Imaginez la scène : vous ouvrez votre boîte aux lettres et découvrez une lettre recommandée. À l'intérieur, un document officiel, un commandement de payer. La panique vous envahit. Que signifie ce document ? Quelles sont vos obligations ? Quelles sont les conséquences si vous ne réagissez pas ?
Un commandement de payer est un acte d'huissier de justice. Il s'agit d'une sommation adressée à un débiteur, l'obligeant à régler une dette dans un délai imparti. Contrairement à une simple lettre de relance ou une mise en demeure, le commandement de payer est un acte exécutoire, c'est-à-dire qu'il peut mener à une saisie de vos biens si vous ne réagissez pas. Il constitue la dernière étape amiable avant la mise en œuvre de mesures d'exécution forcée. Il est donc crucial de comprendre les implications de ce document.
Les conditions préalables à l'émission d'un commandement de payer
Avant qu'un créancier ne puisse engager une procédure de commandement de payer, certaines conditions doivent être remplies. Ces conditions visent à protéger le débiteur contre des demandes abusives ou injustifiées. Il est donc crucial de bien les connaître pour vérifier la validité du commandement.
Existence d'une créance certaine, liquide et exigible
Pour qu'un commandement de payer soit légal, la créance doit être certaine , c'est-à-dire que son existence ne doit pas être contestée. Elle doit également être liquide , ce qui signifie que son montant doit être précisément déterminé. Enfin, elle doit être exigible , c'est-à-dire que la date de paiement doit être dépassée. Si l'une de ces conditions n'est pas remplie, le commandement de payer peut être contesté devant un tribunal.
- Certaine : Une facture impayée pour des travaux réalisés et non contestés est un exemple de créance certaine. En revanche, une facture faisant l'objet d'une contestation quant à la qualité des travaux ne l'est pas.

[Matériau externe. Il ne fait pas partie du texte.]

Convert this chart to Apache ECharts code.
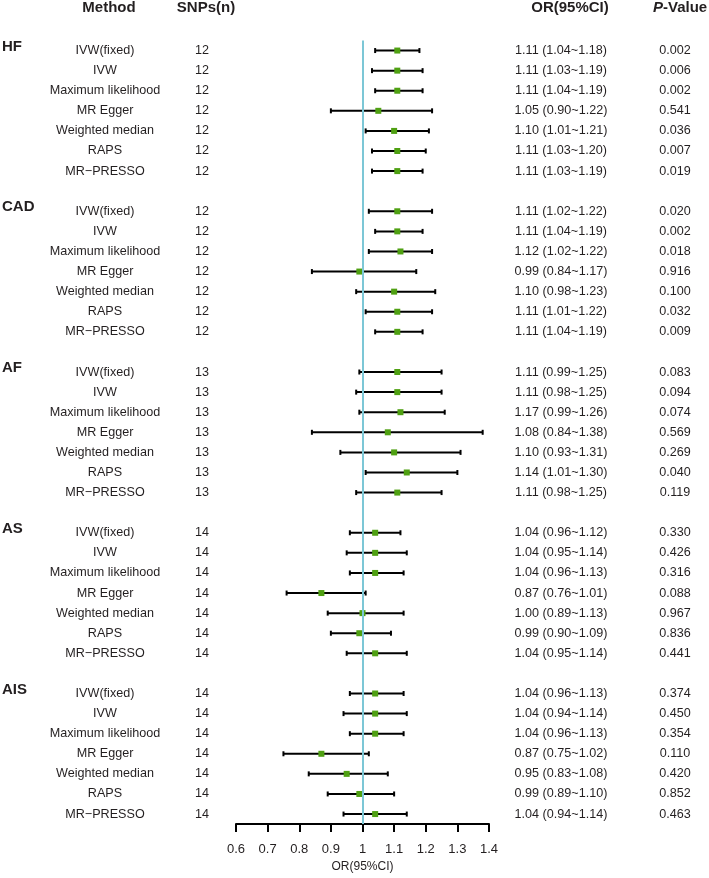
<!DOCTYPE html>
<html><head><meta charset="utf-8">
<script src="https://cdn.jsdelivr.net/npm/echarts@6/dist/echarts.min.js"></script>
<style>html,body{margin:0;padding:0;background:#fff}#c{width:709px;height:878px}</style>
</head><body><div id="c"></div>
<script>
const groups = ['HF', 'CAD', 'AF', 'AS', 'AIS'];
const methods = ['IVW(fixed)', 'IVW', 'Maximum likelihood', 'MR Egger', 'Weighted median', 'RAPS', 'MR\u2212PRESSO'];
const snps = [12, 12, 13, 14, 14];

const orHF  = [1.11, 1.11, 1.11, 1.05, 1.10, 1.11, 1.11];
const loHF  = [1.04, 1.03, 1.04, 0.90, 1.01, 1.03, 1.03];
const hiHF  = [1.18, 1.19, 1.19, 1.22, 1.21, 1.20, 1.19];
const pHF   = ['0.002', '0.006', '0.002', '0.541', '0.036', '0.007', '0.019'];
const ciHF  = ['1.11 (1.04~1.18)', '1.11 (1.03~1.19)', '1.11 (1.04~1.19)', '1.05 (0.90~1.22)', '1.10 (1.01~1.21)', '1.11 (1.03~1.20)', '1.11 (1.03~1.19)'];

const orCAD = [1.11, 1.11, 1.12, 0.99, 1.10, 1.11, 1.11];
const loCAD = [1.02, 1.04, 1.02, 0.84, 0.98, 1.01, 1.04];
const hiCAD = [1.22, 1.19, 1.22, 1.17, 1.23, 1.22, 1.19];
const pCAD  = ['0.020', '0.002', '0.018', '0.916', '0.100', '0.032', '0.009'];
const ciCAD = ['1.11 (1.02~1.22)', '1.11 (1.04~1.19)', '1.12 (1.02~1.22)', '0.99 (0.84~1.17)', '1.10 (0.98~1.23)', '1.11 (1.01~1.22)', '1.11 (1.04~1.19)'];

const orAF  = [1.11, 1.11, 1.12, 1.08, 1.10, 1.14, 1.11];
const loAF  = [0.99, 0.98, 0.99, 0.84, 0.93, 1.01, 0.98];
const hiAF  = [1.25, 1.25, 1.26, 1.38, 1.31, 1.30, 1.25];
const pAF   = ['0.083', '0.094', '0.074', '0.569', '0.269', '0.040', '0.119'];
const ciAF  = ['1.11 (0.99~1.25)', '1.11 (0.98~1.25)', '1.17 (0.99~1.26)', '1.08 (0.84~1.38)', '1.10 (0.93~1.31)', '1.14 (1.01~1.30)', '1.11 (0.98~1.25)'];

const orAS  = [1.04, 1.04, 1.04, 0.87, 1.00, 0.99, 1.04];
const loAS  = [0.96, 0.95, 0.96, 0.76, 0.89, 0.90, 0.95];
const hiAS  = [1.12, 1.14, 1.13, 1.01, 1.13, 1.09, 1.14];
const pAS   = ['0.330', '0.426', '0.316', '0.088', '0.967', '0.836', '0.441'];
const ciAS  = ['1.04 (0.96~1.12)', '1.04 (0.95~1.14)', '1.04 (0.96~1.13)', '0.87 (0.76~1.01)', '1.00 (0.89~1.13)', '0.99 (0.90~1.09)', '1.04 (0.95~1.14)'];

const orAIS = [1.04, 1.04, 1.04, 0.87, 0.95, 0.99, 1.04];
const loAIS = [0.96, 0.94, 0.96, 0.75, 0.83, 0.89, 0.94];
const hiAIS = [1.13, 1.14, 1.13, 1.02, 1.08, 1.10, 1.14];
const pAIS  = ['0.374', '0.450', '0.354', '0.110', '0.420', '0.852', '0.463'];
const ciAIS = ['1.04 (0.96~1.13)', '1.04 (0.94~1.14)', '1.04 (0.96~1.13)', '0.87 (0.75~1.02)', '0.95 (0.83~1.08)', '0.99 (0.89~1.10)', '1.04 (0.94~1.14)'];

const xTicks = [0.6, 0.7, 0.8, 0.9, 1.0, 1.1, 1.2, 1.3, 1.4];
const headers = ['Method', 'SNPs(n)', 'OR(95%CI)', 'P', '-Value'];

const orAll = [orHF, orCAD, orAF, orAS, orAIS];
const loAll = [loHF, loCAD, loAF, loAS, loAIS];
const hiAll = [hiHF, hiCAD, hiAF, hiAS, hiAIS];
const pAll  = [pHF, pCAD, pAF, pAS, pAIS];
const ciAll = [ciHF, ciCAD, ciAF, ciAS, ciAIS];

const FONT = '"Liberation Sans", Arial, Helvetica, sans-serif';
const TXT = '#231f20';
const rowsPerGroup = 8;

const forestData = [];
const textData = [];
groups.forEach((g, gi) => {
  methods.forEach((m, mi) => {
    const row = gi * rowsPerGroup + mi;
    forestData.push([orAll[gi][mi], loAll[gi][mi], hiAll[gi][mi], row]);
    textData.push({ value: [1, row], gi: gi, mi: mi });
  });
});
const groupData = groups.map((g, gi) => [1, gi * rowsPerGroup]);

const hdr = (x, t, f, align) => ({ type: 'text', x: x, y: 8,
  style: { text: t, font: f, fill: TXT, align: align || 'center', verticalAlign: 'middle' } });

const chart = echarts.init(document.getElementById('c'));
const option = {
  animation: false,
  backgroundColor: '#ffffff',
  grid: { left: 236, right: 220, top: 40.5, bottom: 47, containLabel: false },
  xAxis: {
    type: 'value', min: xTicks[0], max: xTicks[xTicks.length - 1], interval: 0.1, position: 'bottom',
    name: 'OR(95%CI)', nameLocation: 'middle', nameGap: 32,
    nameTextStyle: { color: TXT, fontSize: 12, fontFamily: FONT },
    axisLine: { show: true, onZero: false, lineStyle: { color: '#000', width: 2 } },
    axisTick: { show: true, length: 8, lineStyle: { color: '#000', width: 2 } },
    axisLabel: { color: TXT, fontSize: 13, fontFamily: FONT, margin: 19,
      formatter: v => (Math.abs(v - 1) < 1e-9 ? '1' : (+v.toFixed(1)).toString()) },
    splitLine: { show: false }
  },
  yAxis: { type: 'value', min: -0.5, max: 38.5, inverse: true, show: false },
  graphic: [
    hdr(109, headers[0], 'bold 15px ' + FONT),
    hdr(206, headers[1], 'bold 15px ' + FONT),
    hdr(570, headers[2], 'bold 15px ' + FONT),
    hdr(653, headers[3], 'italic bold 15px ' + FONT, 'left'),
    hdr(663, headers[4], 'bold 15px ' + FONT, 'left')
  ],
  series: [
    {
      type: 'line', data: [], z: 1,
      markLine: { silent: true, symbol: 'none', label: { show: false },
        lineStyle: { color: '#7cc7d6', width: 2, type: 'solid' },
        data: [{ xAxis: 1 }] }
    },
    {
      type: 'custom', z: 2, clip: false,
      data: forestData,
      renderItem: (params, api) => {
        const row = api.value(3);
        const c = api.coord([api.value(0), row]);
        const l = api.coord([api.value(1), row]);
        const h = api.coord([api.value(2), row]);
        const s = 6, cap = 2.5;
        const st = { stroke: '#000', lineWidth: 2 };
        return { type: 'group', children: [
          { type: 'line', shape: { x1: l[0], y1: l[1], x2: h[0], y2: h[1] }, style: st },
          { type: 'line', shape: { x1: l[0], y1: l[1] - cap, x2: l[0], y2: l[1] + cap }, style: st },
          { type: 'line', shape: { x1: h[0], y1: h[1] - cap, x2: h[0], y2: h[1] + cap }, style: st },
          { type: 'rect', shape: { x: c[0] - s / 2, y: c[1] - s / 2, width: s, height: s }, style: { fill: '#4fa012' } }
        ] };
      }
    },
    {
      type: 'custom', z: 3, clip: false,
      data: textData.map(d => d.value),
      renderItem: (params, api) => {
        const d = textData[params.dataIndex];
        const y = api.coord([1, api.value(1)])[1];
        const mk = (x, t) => ({ type: 'text', x: x, y: y,
          style: { text: t, font: '12.6px ' + FONT, fill: TXT, align: 'center', verticalAlign: 'middle' } });
        return { type: 'group', children: [
          mk(105, methods[d.mi]),
          mk(202, String(snps[d.gi])),
          mk(561, ciAll[d.gi][d.mi]),
          mk(675, pAll[d.gi][d.mi])
        ] };
      }
    },
    {
      type: 'custom', z: 3, clip: false,
      data: groupData,
      renderItem: (params, api) => {
        const y = api.coord([1, api.value(1)])[1] - 4;
        return { type: 'text', x: 2, y: y,
          style: { text: groups[params.dataIndex], font: 'bold 15px ' + FONT, fill: TXT, align: 'left', verticalAlign: 'middle' } };
      }
    }
  ]
};
chart.setOption(option);
</script>
</body></html>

- Liquide : Un prêt bancaire dont le montant et les échéances sont clairement définis est une créance liquide. Une facture dont le montant est imprécis ou sujet à des variations ne l'est pas.
- Exigible : Une échéance de prêt non payée à sa date prévue est une créance exigible. Une facture dont la date de paiement n'est pas encore atteinte ne l'est pas.
Titre exécutoire : la base juridique du commandement de payer
Dans la plupart des cas, un commandement de payer doit se baser sur un titre exécutoire . Il s'agit d'un document officiel qui confère au créancier le droit de procéder au recouvrement forcé de sa créance. Les titres exécutoires les plus courants sont les jugements rendus par un tribunal, les actes notariés (par exemple, un contrat de prêt) et certains chèques sans provision. En l'absence de titre exécutoire, le commandement de payer peut être contesté devant les tribunaux. Il est donc essentiel de vérifier la présence et la validité de ce titre.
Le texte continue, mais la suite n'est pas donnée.